Pink Panther is a classic work by Koons, first exhibited at his legendary show, Banality, held at the Sonnenbend Gallery, New York, in 1988. The work addresses many of the central themes in Koons's art: sex and desire; kitsch and everyday imagery; artificiality and the simulacrum. It is an important and transitional work that simultaneously perpetuates the themes of the Statuary series of 1986, and points toward the issues he would deal with in the erotic Made in Heaven series of 1991.
The sculpture represents a blonde woman, naked from the waist up, embracing a large doll based on the cartoon character, the Pink Panther. The woman is slightly larger than life, and idealized in a highly artificial manner: her wavy blonde hair, bright red lips, scarlet nails, and pneumatic breasts characterize her as an embodiment of the standard male fantasy. Like Amore and other sculptures from the Banality show, the Pink Panther doll is a common object of affection, but a pathetic one--an inadequate surrogate for real human affection. Koons has said of his interest in these kinds of dolls: "The world of peluche animals--peluche means soft in French [sic]--is for me a dialogue, a negotiation between the animate and the inanim0te. They take on the stance of receiving love. A peluche doesn't desire to be loved. It doesn't look "Love me!" but teases "Love me". For if it did not automatically receive love you would throw it away" (A. Muthesius, Jeff Koons, Cologne, 1992, p. 25). As Walter Benjamin observed long ago, the fascination of toys and the aura of works of high art (and especially sculpture) are in essence the same: both serve as the stimulus and recipient of intense human desire. The connection of the two is normally suppressed as it does not serve the interests of high art; but Koons, with the most ferocious irony, celebrates this connection in works such as Pink Panther.
Jeff Koons has famously said of this piece: "Pink Panther is about masturbation. I don't know what she would be doing with the Pink Panther other than taking it home to masturbate with" (ibid., p.113). Pornography, like art, is designed for contemplation, and is intended to alter the emotions of, and inspire action by, the viewer. And like the pathetic dolls and statuettes that inspired Koons's Statuary and Banality series, pornography is a poor substitute for the real thing. The fulfillment it provides is also a form of alienation and isolation--it is ironic by nature.
When planning the Banality show, Koons saw a photograph of the porn-star Cicciolina in the German magazine Der Stern. He used the photograph as the basis for one piece, Fait d'hiver, in the exhibition, and soon after initiated a relationship with her. Later he publicized their relationship in the 1991 show, Made in Heaven, which largely consisted of pornographic-like images of the two having sex.
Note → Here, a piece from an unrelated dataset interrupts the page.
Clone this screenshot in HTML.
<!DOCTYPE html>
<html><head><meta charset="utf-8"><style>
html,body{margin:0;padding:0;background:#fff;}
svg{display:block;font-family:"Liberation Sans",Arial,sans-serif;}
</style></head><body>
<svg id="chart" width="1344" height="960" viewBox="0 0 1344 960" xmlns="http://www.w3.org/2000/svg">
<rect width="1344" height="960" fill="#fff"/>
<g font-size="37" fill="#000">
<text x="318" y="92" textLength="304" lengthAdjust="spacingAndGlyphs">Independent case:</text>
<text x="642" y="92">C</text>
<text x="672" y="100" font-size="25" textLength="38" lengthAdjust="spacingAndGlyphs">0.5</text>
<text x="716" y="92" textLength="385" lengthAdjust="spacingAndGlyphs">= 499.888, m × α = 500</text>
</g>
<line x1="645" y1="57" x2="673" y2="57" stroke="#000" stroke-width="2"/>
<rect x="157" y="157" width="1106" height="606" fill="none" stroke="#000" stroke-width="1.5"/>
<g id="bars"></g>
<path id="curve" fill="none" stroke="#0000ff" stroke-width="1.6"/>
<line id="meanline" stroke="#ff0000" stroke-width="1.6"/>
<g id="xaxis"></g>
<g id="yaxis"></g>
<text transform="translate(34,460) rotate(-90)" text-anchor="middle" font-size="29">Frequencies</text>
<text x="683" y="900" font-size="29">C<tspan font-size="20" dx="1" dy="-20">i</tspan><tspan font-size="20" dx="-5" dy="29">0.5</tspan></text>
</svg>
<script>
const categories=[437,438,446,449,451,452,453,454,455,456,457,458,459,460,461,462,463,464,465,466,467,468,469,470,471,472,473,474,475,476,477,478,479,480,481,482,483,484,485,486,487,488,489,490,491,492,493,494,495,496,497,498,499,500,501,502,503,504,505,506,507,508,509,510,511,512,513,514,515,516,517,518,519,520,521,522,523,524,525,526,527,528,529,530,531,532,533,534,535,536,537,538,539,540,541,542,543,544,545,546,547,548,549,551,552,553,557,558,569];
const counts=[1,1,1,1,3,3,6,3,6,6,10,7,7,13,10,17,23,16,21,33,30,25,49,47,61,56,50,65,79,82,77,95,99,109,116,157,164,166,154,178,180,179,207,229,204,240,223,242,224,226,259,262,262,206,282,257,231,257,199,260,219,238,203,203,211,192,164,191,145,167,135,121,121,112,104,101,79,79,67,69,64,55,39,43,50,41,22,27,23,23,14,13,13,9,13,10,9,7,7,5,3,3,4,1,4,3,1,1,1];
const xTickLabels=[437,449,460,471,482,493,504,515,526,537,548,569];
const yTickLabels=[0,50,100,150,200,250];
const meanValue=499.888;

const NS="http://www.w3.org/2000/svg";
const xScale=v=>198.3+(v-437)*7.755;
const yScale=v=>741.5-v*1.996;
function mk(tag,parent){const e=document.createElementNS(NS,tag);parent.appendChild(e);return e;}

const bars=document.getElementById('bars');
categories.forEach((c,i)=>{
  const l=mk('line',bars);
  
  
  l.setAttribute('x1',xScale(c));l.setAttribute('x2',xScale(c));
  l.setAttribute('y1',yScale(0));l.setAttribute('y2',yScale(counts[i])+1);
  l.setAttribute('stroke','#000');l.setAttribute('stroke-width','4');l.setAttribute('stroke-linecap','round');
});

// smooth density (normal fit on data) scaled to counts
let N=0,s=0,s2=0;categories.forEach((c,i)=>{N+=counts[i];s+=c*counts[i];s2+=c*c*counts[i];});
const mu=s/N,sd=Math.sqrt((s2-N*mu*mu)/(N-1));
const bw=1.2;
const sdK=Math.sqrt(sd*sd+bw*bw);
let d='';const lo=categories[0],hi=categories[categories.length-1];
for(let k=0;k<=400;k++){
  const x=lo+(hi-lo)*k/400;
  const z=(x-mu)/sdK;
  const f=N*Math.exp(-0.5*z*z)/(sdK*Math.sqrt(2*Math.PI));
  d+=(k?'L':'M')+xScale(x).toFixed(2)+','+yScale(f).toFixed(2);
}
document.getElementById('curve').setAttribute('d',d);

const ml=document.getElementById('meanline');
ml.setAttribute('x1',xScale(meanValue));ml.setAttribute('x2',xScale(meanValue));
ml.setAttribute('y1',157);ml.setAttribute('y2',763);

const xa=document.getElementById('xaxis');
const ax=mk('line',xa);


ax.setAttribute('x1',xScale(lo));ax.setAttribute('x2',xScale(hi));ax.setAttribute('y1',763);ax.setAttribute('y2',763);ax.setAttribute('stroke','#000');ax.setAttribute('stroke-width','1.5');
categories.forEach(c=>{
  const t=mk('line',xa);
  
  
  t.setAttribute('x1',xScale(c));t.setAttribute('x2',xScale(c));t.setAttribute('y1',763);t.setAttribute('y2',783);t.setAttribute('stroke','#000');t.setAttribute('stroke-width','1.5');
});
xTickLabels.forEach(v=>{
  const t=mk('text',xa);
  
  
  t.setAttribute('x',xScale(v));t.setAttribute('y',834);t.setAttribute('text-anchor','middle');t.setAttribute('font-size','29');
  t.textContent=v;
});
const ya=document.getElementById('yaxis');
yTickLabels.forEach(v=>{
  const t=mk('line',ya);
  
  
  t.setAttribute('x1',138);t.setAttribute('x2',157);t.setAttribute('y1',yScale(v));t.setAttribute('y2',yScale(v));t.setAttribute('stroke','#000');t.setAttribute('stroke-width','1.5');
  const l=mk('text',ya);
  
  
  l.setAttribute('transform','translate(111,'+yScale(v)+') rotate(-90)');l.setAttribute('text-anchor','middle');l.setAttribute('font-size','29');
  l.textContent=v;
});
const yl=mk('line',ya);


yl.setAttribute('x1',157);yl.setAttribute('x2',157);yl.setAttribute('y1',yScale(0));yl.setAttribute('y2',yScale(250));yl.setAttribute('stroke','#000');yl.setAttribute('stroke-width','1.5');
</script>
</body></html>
One of the photos bears a striking resemblance to Pink Panther. "Cicciolina" is the stage-name and concoction of Ilona Staller, who, in her fictional persona, mixes infantile gestures and speech with exaggerated, hard-core sexuality. Stuffed animals, like the Pink Panther and other peluche toys, are a common-prop in her publicity photos; she even posed with Jeff Koons while holding one. Cicciolina is an "O", an embodiment of nothing, an empty vessel to be filled by desire and fantasy. She is a living doll.
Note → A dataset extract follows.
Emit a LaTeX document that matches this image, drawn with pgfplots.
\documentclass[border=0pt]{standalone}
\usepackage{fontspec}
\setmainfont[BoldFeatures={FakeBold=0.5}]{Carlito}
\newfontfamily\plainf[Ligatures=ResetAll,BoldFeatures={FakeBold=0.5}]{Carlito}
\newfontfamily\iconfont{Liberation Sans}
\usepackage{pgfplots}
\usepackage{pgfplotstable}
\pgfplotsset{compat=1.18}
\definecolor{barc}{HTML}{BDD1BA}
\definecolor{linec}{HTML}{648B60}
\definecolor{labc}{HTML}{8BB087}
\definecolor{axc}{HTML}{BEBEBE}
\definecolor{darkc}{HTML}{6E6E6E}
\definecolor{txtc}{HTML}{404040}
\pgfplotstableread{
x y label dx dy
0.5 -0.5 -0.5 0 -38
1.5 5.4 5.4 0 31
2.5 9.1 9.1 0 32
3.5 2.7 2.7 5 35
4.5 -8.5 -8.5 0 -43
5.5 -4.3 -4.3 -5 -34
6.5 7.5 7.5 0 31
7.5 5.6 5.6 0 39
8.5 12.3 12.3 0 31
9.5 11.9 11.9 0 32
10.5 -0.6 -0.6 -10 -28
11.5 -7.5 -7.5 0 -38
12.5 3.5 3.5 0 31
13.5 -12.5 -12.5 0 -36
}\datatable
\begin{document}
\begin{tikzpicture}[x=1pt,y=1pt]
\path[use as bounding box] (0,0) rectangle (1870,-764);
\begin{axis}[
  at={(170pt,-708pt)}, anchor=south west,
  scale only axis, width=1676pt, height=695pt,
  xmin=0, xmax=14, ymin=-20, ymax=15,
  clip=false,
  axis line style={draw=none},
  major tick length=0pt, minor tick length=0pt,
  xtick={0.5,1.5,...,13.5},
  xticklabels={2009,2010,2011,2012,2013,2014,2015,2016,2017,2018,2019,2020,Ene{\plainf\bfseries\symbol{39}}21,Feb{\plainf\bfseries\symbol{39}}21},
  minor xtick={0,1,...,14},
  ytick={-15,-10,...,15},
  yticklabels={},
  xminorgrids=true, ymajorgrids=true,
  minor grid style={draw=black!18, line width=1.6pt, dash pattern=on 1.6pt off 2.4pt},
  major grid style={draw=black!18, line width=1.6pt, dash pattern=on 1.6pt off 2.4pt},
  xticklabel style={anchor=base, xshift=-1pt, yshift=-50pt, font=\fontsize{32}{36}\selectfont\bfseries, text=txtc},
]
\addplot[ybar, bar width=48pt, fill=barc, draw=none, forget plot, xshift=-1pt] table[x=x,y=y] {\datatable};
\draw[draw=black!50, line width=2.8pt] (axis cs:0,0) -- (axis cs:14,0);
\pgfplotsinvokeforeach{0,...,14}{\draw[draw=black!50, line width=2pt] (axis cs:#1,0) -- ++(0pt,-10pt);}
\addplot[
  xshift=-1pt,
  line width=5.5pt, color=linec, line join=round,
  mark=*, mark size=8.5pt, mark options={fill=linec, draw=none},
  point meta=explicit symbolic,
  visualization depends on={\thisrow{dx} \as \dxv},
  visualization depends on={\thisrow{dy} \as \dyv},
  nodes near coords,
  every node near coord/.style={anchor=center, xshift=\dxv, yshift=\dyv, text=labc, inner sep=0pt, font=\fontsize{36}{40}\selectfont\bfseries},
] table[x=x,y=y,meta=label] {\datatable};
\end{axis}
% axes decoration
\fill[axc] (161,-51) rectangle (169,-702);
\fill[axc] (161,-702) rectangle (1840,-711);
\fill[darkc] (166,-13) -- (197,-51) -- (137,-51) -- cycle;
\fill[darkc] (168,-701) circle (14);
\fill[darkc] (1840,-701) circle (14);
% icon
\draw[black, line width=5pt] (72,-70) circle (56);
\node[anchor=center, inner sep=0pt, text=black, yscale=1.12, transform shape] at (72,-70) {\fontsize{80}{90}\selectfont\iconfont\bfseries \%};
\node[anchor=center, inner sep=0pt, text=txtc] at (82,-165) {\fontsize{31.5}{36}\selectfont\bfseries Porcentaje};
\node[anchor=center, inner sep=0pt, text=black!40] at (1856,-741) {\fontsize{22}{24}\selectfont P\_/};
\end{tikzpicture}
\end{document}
The use of style and mass-media to fabricate identity fascinates Koons, as it did Warhol and Duchamp earlier; and like Warhol, Koons was a successful graphic artist before making it in high art. Horkheimer and Adorno once wrote: "Because of his ubiquity, the film star with whom one is meant to fall in love is from the outset a copy of himself " (M. Horkheimer and T. Adorno, The Dialectic of Enlightenment, English ed., New York, 1972, p. 140). Of course, this is true of Koons and Cicciolina as personae, and was a central theme of Made in Heaven.
Koons adores artificiality and fiction. That Pink Panther is made from porcelain augments its irreality--as a copy of nature, it is overtly fake. The material, too, has the contradictory associations that Koons delights in. Porcelain, once the rarest of materials reserved only for the aristocracy, is now a cheap and quotidian commodity, associated with mass consumption. In its history, porcelain embraces both the rococo and kitsch. Koons has stated, "When I work with porcelian it is to meet people's social and economic needs, so that they can feel that they can be kings and queens for the day" (quoted in Mathesius, op.cit., p. 26).
In their celebrated essay on the culture-industry, Horkheimer and Adorno wrote in 1944: "The idolization of the cheap involves making the average heroic . . . With the cheapness of mass-produce luxury goods . . . a change in the character of the art commodity itself is coming about. What is new is not that it is a commodity, but that today it deliberately admits it is one; that art renounces its own autonomy and proudly takes its place among consumption goods constitutes the charm of novelty." (M. Horkheimer and T. Adorno, op.cit., p. 156-157). This statement could practically serve as a guide to Koons's art.